Electronic Cigarettes: Problem Solvers or Problem Starters?
Electronic cigarettes — better known as e-cigs or e-cigarettes — have been both helping and hindering students in the last few weeks. Complaints have circulated about students smoking electronic cigarettes indoors, though there’s no statement available concerning the policy of smoking e-cigarettes inside the buildings on campus. However, one question on the matter remains: Are electronic cigarettes beneficial, harmful or both?
Junior Andrew VanDyke, who uses electronic cigarettes, says they can help smokers seeking to shake their habit.
“I know a few people who have used them and subsequently stopped smoking regular cigarettes altogether,” VanDyke said. “E-cigs are different from regular cigarettes in that they vaporize a liquid with or without nicotine in them, and therefore do not actually burn anything. One of the main benefits of e-cigs is that they lack the cancer causing chemicals in cigarettes.”
Despite VanDyke’s confidence in the product, the complete result of electronic cigarettes remains unknown. Dr. Laura Champion, the director for health services at Calvin, believes that more research should be done before finalizing any theories of how effective electronic cigarettes can be.
“There is a great interest lately, but little research,” Champion said. “The question of short-term and long-term, active versus passive e-cigarettes is a good first question. Other questions may include effects of inhaling elements through heated plastic, the effect of the e-cigarette on the complete blood count in short-term and long-term smokers and the variance of effect on men versus women and those of different ethnicities.”
In an experiment conducted at the FAME Laboratory in February 2013, scientists had 15 smokers and 15 non-smokers test and compare regular cigarettes to electronic cigarettes. The objective of the experiment was to assess the effects of short-term smoking using electronic cigarettes. Scientists conducting the experiment concluded that the effects of electronic cigarettes were similar to that of regular ones, but reduced. More information on the experiment can be found here.Even though no statement on the policy of using these alternatives at Calvin was available, students such as senior Ashley Bingle wish that the use of electronic cigarettes in buildings on campus would be much more limited than it is now.
“[Smoking in class] is disruptive because it’s not something that is discreet,” she said. “It affects everyone around you. I’ve heard people complaining about their eyes stinging, for example. It’s very distracting to smell the smoke and think ‘where did that come from?’ You’re not expecting vapor to appear in front of you in a building.”

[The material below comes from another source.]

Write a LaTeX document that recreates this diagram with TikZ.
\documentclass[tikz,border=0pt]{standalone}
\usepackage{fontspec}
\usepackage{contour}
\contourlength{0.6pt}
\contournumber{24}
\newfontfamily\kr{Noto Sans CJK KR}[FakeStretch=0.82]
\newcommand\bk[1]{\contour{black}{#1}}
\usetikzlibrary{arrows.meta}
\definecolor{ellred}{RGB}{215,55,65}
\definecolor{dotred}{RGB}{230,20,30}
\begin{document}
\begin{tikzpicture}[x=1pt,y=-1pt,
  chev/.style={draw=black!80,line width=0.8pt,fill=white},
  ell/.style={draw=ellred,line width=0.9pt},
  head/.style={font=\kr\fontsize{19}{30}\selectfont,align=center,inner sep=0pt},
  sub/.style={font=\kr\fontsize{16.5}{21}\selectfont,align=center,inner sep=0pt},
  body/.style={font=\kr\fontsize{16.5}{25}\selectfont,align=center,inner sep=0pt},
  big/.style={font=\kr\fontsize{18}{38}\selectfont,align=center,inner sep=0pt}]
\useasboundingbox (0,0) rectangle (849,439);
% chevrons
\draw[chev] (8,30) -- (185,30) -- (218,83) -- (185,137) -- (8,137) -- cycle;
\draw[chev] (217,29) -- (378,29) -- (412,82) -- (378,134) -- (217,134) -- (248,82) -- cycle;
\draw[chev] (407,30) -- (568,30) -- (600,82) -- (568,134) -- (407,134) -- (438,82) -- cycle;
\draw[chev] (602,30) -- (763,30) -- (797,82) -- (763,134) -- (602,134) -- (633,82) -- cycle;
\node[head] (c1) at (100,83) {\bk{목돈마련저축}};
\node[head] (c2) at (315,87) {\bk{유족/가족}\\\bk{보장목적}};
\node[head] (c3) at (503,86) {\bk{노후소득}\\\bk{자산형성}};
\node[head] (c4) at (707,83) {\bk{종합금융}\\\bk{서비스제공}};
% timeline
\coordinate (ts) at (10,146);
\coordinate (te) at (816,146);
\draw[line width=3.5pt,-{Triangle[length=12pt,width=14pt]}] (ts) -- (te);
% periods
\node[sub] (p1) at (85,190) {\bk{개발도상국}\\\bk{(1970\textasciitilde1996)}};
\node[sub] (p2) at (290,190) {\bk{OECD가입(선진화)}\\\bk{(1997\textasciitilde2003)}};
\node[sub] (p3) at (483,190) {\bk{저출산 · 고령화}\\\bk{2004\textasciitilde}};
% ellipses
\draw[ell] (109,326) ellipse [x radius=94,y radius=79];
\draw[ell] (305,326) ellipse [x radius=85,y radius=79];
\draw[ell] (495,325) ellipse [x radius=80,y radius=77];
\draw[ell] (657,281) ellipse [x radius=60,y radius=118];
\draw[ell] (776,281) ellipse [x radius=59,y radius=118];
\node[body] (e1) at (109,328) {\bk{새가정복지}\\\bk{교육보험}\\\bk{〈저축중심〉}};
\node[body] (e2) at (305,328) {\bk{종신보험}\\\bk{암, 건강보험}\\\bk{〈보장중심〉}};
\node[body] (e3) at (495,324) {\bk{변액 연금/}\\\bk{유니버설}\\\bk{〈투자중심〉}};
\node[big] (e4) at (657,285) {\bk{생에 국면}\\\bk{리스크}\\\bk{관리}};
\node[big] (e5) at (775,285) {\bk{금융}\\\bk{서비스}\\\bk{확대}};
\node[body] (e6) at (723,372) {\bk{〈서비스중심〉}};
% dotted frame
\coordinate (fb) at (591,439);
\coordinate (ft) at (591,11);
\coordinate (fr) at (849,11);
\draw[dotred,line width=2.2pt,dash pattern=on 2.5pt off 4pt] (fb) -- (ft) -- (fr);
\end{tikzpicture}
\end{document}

Senior Josh Peters agreed with Bingle and believes that electronic cigarettes can be dangerous even for non-smokers.
“[The smoke] makes it very hard to breathe,” he said.
Although VanDyke admitted that studies of electronic cigarettes should be explored more, he believes that they pose little to no health problems in comparison to regular cigarettes.
“The smoke that you exhale is primarily water vapor,” VanDyke said, “and as it is not smoke, there is no risk of second-hand smoke. The health risks of e-cigs are still largely unstudied, but there are many people, myself included, who believe that the risks are greatly reduced compared to regular cigarettes.”